§ What to work on
Pull out every line below containing the word "matplotlib".

§ Data shown
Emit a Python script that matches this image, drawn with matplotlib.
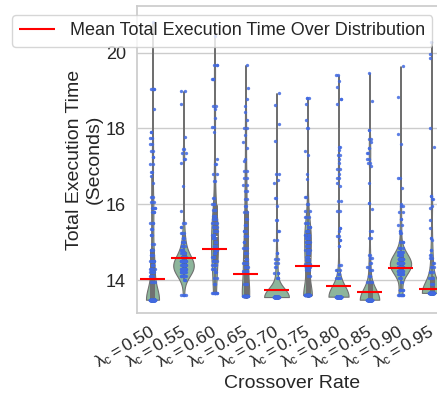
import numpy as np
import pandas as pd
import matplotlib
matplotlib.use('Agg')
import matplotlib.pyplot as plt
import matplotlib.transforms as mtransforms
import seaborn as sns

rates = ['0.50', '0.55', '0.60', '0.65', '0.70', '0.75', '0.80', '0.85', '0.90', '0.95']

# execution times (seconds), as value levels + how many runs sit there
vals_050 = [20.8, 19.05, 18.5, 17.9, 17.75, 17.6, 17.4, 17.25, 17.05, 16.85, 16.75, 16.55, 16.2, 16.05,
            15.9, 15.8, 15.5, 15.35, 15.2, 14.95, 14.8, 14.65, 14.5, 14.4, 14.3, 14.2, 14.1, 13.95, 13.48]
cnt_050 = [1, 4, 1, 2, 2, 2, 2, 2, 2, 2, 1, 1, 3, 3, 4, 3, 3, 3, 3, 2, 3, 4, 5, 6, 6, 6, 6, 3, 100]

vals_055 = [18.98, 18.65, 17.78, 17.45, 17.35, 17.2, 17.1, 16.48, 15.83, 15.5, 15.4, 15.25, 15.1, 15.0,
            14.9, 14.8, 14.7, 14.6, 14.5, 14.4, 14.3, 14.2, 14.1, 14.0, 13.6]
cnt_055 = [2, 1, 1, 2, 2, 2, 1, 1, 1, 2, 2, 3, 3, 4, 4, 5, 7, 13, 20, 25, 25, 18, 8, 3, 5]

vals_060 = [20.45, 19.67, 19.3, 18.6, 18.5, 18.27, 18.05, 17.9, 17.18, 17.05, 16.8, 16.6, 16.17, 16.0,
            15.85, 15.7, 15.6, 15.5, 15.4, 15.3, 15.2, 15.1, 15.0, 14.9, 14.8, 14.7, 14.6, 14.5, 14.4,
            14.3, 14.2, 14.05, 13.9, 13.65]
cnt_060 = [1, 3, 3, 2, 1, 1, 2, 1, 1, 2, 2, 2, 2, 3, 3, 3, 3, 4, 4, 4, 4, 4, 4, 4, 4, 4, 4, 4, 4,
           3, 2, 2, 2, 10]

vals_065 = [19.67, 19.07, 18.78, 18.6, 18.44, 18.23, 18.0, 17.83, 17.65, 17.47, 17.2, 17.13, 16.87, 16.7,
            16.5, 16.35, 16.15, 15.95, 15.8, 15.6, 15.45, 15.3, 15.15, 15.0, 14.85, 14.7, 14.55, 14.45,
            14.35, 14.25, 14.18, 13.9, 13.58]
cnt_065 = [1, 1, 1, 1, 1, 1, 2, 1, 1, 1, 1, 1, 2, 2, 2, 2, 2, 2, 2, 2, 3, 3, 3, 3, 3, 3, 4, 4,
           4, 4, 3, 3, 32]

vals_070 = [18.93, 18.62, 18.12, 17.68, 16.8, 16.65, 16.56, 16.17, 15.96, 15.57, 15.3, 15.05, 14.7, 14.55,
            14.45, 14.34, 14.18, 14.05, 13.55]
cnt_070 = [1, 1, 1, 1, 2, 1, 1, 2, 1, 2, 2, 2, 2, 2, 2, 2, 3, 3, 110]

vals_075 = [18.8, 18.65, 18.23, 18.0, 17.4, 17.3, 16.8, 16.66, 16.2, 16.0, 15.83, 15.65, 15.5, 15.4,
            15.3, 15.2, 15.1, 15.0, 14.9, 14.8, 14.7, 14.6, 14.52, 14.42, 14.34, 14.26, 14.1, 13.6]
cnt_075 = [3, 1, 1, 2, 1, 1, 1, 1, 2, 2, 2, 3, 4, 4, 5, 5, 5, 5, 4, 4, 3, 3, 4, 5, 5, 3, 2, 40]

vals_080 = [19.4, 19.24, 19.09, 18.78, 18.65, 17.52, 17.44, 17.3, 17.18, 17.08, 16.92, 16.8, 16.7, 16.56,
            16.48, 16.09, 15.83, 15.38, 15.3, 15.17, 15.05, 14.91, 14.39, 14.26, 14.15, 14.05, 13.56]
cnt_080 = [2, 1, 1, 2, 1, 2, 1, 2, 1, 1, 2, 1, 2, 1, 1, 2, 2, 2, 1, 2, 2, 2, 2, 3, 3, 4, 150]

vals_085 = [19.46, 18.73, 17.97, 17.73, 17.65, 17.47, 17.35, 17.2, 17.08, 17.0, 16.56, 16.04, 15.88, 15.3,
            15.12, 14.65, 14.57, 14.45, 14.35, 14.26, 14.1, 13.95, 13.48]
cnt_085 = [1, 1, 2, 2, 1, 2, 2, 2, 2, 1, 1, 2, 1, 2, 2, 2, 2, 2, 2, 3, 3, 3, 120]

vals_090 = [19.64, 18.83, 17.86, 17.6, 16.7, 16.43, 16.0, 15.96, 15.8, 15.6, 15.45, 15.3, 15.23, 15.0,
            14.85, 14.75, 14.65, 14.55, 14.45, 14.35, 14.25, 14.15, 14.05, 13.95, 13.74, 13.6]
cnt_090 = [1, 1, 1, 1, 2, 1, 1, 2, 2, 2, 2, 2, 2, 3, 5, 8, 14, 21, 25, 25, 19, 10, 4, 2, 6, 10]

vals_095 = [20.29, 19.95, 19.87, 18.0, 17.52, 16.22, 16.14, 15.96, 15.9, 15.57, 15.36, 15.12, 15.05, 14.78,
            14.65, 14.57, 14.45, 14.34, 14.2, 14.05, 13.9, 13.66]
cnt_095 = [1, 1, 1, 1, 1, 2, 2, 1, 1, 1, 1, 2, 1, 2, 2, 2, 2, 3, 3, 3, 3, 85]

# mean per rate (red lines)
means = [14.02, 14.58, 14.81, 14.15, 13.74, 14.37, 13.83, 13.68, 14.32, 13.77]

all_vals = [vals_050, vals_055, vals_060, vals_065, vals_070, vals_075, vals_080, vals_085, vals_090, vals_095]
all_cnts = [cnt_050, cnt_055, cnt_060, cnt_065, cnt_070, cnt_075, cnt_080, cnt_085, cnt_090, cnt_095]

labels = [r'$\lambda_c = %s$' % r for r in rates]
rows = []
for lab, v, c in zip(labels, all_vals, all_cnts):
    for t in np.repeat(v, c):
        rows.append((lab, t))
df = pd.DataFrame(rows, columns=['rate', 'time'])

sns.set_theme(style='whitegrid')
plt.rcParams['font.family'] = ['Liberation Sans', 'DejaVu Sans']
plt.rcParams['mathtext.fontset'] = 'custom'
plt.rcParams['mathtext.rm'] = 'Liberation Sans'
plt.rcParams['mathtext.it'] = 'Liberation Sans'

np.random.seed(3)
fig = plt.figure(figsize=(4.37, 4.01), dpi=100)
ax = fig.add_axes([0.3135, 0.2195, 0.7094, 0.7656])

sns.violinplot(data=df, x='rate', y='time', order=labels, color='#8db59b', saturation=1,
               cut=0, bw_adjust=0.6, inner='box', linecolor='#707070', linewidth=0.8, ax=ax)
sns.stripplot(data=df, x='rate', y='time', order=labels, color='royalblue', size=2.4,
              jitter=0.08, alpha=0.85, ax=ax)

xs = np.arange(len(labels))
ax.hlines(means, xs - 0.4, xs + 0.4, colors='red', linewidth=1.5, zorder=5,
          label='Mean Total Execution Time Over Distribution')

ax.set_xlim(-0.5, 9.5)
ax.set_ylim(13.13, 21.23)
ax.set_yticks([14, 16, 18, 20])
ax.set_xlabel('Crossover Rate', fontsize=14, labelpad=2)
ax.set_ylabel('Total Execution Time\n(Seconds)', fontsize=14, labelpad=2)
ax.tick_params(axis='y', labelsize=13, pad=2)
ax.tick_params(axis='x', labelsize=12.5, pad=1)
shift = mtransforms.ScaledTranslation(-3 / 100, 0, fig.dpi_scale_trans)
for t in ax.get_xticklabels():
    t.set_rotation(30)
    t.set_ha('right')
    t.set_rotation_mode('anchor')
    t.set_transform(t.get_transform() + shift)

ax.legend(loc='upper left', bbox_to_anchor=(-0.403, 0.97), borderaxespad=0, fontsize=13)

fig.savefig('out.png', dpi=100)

§ Answer for this exercise
Emit a Python script that matches this image, drawn with matplotlib.
import matplotlib
matplotlib.use('Agg')
import matplotlib.pyplot as plt
import matplotlib.transforms as mtransforms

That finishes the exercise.